Thoughts on RFC/stabilization reform in 2019

See, I don't think it will; rather, it will just waste time on deciding on what to not consider for now and so on. We also have mechanisms today that allow for a measure of negative space: closing RFCs, postponement, and the roadmap. The latter already states what the major priorities are, and other things are by definition not major priorities (there will always be small things that don't take a lot of time that we can work on...). I think this works well. It's better to positively state what we believe is important right now rather than stating what isn't.

At the time of writing, there are 124 open T-lang C-tracking-issues (I cannot speak for other teams... not my business...). I have reviewed all of these 124 issues several times. Many of them are small things, others are old crap we want to remove but cannot yet because e.g. servo depends on it. Others are waiting on architectural changes like Chalk or on making NLL the default. Some things were made very recently to make tracking more fine grained. Some things are really small issues that cannot and should not be compared with bigger things. Other things are done or close to completion.

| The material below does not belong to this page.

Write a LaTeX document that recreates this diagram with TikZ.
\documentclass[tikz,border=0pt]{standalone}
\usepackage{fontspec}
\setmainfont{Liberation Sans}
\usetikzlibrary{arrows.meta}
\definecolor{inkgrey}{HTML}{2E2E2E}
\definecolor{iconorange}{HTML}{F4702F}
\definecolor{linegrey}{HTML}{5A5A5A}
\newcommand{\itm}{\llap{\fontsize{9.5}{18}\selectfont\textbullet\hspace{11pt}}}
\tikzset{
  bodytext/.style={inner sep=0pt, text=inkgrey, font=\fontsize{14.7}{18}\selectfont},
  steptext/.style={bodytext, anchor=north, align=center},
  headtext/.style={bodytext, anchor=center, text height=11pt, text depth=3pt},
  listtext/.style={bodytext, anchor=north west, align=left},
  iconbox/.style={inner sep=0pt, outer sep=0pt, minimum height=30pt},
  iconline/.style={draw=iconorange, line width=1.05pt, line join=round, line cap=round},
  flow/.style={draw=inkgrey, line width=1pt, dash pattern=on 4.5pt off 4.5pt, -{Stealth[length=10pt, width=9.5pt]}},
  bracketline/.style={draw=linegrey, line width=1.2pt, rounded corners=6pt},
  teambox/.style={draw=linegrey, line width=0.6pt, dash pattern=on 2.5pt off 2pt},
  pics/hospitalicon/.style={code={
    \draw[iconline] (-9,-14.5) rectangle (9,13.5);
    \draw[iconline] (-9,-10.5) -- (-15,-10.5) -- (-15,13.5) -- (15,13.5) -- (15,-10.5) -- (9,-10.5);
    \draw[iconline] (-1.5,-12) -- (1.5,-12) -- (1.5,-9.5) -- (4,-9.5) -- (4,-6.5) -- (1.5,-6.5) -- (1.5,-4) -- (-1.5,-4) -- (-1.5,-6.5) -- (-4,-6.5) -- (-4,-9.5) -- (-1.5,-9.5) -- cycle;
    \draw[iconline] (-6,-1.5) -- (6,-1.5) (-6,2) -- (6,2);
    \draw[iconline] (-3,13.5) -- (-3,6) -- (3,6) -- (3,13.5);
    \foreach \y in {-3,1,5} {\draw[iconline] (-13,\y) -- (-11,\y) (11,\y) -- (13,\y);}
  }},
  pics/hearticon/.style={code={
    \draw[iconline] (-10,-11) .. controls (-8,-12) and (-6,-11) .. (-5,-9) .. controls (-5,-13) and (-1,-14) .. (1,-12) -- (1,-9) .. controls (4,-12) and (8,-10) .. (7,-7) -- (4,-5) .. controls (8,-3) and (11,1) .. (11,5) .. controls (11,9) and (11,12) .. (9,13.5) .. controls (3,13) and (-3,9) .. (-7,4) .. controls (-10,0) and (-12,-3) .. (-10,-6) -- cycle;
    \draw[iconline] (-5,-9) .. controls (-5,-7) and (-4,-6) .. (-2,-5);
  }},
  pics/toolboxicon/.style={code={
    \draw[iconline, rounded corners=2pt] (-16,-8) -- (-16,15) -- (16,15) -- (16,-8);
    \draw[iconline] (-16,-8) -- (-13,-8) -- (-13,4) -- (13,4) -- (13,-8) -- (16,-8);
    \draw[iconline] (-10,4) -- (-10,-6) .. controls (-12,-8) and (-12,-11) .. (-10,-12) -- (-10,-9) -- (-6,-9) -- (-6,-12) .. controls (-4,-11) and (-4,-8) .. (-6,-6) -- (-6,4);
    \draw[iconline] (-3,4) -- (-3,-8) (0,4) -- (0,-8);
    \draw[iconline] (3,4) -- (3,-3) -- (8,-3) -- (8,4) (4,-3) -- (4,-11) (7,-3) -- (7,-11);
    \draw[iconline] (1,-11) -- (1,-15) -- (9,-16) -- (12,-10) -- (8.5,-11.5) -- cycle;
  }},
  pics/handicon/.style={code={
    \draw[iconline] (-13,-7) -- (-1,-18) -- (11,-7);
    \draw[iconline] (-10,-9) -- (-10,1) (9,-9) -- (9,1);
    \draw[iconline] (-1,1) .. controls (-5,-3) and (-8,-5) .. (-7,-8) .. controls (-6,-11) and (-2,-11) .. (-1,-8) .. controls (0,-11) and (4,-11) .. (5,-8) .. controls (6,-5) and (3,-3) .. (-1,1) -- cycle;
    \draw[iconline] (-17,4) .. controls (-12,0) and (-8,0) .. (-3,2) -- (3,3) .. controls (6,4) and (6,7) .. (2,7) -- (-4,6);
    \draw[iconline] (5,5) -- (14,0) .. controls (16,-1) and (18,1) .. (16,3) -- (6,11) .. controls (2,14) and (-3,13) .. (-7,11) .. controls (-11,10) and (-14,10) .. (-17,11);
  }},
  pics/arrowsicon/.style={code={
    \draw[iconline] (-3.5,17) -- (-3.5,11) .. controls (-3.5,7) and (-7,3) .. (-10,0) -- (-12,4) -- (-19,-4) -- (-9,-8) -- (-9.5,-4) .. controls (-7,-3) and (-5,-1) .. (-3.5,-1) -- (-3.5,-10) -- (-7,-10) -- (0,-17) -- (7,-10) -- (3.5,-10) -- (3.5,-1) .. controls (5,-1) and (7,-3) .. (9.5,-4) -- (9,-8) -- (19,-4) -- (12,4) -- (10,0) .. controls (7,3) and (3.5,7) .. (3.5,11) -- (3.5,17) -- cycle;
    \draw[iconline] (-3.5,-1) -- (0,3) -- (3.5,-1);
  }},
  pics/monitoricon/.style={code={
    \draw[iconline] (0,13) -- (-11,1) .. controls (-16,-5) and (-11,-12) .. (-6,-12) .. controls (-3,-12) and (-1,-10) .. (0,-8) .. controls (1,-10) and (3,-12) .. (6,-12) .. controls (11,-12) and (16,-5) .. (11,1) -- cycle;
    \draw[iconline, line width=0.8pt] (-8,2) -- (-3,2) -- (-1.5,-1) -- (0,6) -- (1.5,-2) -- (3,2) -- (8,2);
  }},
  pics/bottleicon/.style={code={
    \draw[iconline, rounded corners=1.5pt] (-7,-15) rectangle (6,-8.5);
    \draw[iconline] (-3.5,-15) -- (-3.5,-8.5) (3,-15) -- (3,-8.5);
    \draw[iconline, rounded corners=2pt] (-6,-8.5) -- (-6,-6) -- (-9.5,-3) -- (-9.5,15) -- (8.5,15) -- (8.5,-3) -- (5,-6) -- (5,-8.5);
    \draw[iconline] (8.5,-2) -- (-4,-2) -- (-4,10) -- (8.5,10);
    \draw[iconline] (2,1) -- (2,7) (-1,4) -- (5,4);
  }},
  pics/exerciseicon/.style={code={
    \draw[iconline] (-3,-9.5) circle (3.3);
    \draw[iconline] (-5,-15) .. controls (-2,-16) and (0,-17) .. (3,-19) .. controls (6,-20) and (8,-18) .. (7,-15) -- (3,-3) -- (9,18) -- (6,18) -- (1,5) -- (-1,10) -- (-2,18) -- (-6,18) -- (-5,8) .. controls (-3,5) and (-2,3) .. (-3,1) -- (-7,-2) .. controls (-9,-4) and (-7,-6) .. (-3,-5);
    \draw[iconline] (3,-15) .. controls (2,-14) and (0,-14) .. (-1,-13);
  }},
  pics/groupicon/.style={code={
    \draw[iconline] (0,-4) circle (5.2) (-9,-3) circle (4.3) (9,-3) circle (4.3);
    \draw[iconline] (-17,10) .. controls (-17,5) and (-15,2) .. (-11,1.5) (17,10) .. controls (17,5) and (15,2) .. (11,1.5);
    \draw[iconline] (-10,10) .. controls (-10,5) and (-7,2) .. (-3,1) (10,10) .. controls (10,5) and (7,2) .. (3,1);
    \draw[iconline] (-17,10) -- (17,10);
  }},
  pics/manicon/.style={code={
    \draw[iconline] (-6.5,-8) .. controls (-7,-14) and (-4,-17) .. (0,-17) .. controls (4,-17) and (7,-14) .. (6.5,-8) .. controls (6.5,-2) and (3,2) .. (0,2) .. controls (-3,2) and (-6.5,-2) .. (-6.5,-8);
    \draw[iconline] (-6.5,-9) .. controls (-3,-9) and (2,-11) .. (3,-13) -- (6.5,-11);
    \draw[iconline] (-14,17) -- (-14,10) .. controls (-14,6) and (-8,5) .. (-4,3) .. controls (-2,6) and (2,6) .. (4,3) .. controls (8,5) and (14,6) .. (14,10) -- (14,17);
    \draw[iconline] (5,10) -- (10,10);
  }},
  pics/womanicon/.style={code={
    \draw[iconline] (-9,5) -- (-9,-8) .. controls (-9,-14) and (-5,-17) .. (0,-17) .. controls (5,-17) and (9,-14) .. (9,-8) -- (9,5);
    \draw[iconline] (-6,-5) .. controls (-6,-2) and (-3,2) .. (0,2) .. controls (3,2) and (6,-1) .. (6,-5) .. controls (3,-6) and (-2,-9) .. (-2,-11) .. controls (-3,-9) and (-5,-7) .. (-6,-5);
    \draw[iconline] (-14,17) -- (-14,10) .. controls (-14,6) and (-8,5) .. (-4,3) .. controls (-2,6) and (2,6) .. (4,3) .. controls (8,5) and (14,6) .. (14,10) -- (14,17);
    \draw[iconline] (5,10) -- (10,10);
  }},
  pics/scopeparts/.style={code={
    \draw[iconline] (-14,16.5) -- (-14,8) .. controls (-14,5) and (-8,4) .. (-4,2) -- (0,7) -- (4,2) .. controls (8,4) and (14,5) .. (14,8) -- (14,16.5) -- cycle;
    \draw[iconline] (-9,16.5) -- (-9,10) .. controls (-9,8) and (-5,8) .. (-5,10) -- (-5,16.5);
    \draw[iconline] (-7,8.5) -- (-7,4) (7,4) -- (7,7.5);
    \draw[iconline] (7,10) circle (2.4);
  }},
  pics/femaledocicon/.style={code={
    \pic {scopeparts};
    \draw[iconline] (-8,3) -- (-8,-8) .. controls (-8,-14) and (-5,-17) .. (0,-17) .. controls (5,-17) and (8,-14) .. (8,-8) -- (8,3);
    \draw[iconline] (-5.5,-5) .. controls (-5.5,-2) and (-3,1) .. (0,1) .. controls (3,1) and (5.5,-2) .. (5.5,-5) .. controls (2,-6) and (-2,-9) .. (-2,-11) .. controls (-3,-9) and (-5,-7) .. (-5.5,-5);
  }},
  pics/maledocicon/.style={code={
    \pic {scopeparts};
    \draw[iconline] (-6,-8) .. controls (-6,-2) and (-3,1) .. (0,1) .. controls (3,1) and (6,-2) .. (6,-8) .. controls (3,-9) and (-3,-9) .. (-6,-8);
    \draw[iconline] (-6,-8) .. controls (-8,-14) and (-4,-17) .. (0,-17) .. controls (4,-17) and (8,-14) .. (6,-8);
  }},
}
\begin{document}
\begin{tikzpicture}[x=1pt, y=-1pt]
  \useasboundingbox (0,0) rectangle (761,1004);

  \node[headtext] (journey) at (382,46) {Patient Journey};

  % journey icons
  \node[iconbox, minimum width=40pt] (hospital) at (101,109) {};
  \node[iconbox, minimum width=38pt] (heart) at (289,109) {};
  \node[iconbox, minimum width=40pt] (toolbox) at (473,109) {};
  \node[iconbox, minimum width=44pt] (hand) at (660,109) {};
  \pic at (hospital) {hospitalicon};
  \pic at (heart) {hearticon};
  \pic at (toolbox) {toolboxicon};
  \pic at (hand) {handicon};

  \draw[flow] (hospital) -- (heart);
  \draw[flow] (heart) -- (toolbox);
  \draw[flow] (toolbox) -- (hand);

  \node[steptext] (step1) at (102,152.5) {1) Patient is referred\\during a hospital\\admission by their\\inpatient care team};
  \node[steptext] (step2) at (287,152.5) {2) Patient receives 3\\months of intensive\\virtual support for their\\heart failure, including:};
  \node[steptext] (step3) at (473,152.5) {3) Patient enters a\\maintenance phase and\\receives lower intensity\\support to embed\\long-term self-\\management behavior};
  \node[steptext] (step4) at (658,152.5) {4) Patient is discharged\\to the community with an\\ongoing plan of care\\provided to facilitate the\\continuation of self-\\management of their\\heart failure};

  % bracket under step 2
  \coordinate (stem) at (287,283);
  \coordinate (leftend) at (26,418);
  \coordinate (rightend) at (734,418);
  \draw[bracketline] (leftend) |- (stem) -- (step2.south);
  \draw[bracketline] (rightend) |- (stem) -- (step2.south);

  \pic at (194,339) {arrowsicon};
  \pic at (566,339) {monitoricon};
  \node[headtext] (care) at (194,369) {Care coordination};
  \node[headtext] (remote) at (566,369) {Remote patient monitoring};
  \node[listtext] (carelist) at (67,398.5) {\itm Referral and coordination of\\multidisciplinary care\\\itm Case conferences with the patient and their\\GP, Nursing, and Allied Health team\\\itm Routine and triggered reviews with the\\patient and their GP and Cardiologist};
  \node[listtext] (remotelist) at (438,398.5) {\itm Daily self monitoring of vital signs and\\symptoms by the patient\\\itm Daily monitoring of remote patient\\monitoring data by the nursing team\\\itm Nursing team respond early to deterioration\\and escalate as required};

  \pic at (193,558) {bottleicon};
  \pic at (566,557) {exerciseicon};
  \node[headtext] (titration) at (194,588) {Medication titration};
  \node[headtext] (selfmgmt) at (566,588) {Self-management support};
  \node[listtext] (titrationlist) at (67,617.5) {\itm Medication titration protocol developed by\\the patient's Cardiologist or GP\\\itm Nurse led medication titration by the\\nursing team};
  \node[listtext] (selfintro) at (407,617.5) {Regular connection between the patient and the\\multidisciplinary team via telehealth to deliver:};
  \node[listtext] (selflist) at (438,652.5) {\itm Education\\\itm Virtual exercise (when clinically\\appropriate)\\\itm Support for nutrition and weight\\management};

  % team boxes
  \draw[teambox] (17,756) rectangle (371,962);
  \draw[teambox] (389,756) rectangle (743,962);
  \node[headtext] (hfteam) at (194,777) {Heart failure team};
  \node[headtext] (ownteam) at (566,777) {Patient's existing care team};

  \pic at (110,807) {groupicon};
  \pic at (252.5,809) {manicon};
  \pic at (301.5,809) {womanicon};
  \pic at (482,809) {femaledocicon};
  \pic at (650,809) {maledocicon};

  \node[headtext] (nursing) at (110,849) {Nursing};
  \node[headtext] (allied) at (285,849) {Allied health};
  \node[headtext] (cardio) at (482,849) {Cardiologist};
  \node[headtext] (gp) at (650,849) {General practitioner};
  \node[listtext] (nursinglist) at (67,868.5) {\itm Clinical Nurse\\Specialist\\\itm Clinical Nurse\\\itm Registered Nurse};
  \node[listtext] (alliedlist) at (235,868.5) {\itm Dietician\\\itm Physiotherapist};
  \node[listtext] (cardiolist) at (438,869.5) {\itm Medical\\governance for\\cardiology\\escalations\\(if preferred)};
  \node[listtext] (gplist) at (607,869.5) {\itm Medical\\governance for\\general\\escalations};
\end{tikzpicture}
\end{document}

This is all to say that using this list as a measure of things to do is a extremely blunt instrument that doesn't account for differences and the weight of various items in the list. Many things in this list are being actively and quickly worked on. Negative RFCs and whatnot will not help, it will just give me more work and take time away that I would like to devote to this list instead.

The nice thing about our current process is that it deals with priorities, backlog, and bandwidth organically. Language team meetings start with going through triage (nominated issues, PRs, bugs, etc.); we then proceed to RFCs... If we don't have time for RFCs, it will just wait until we have time. This happens a lot; most meetings we don't discuss new RFCs.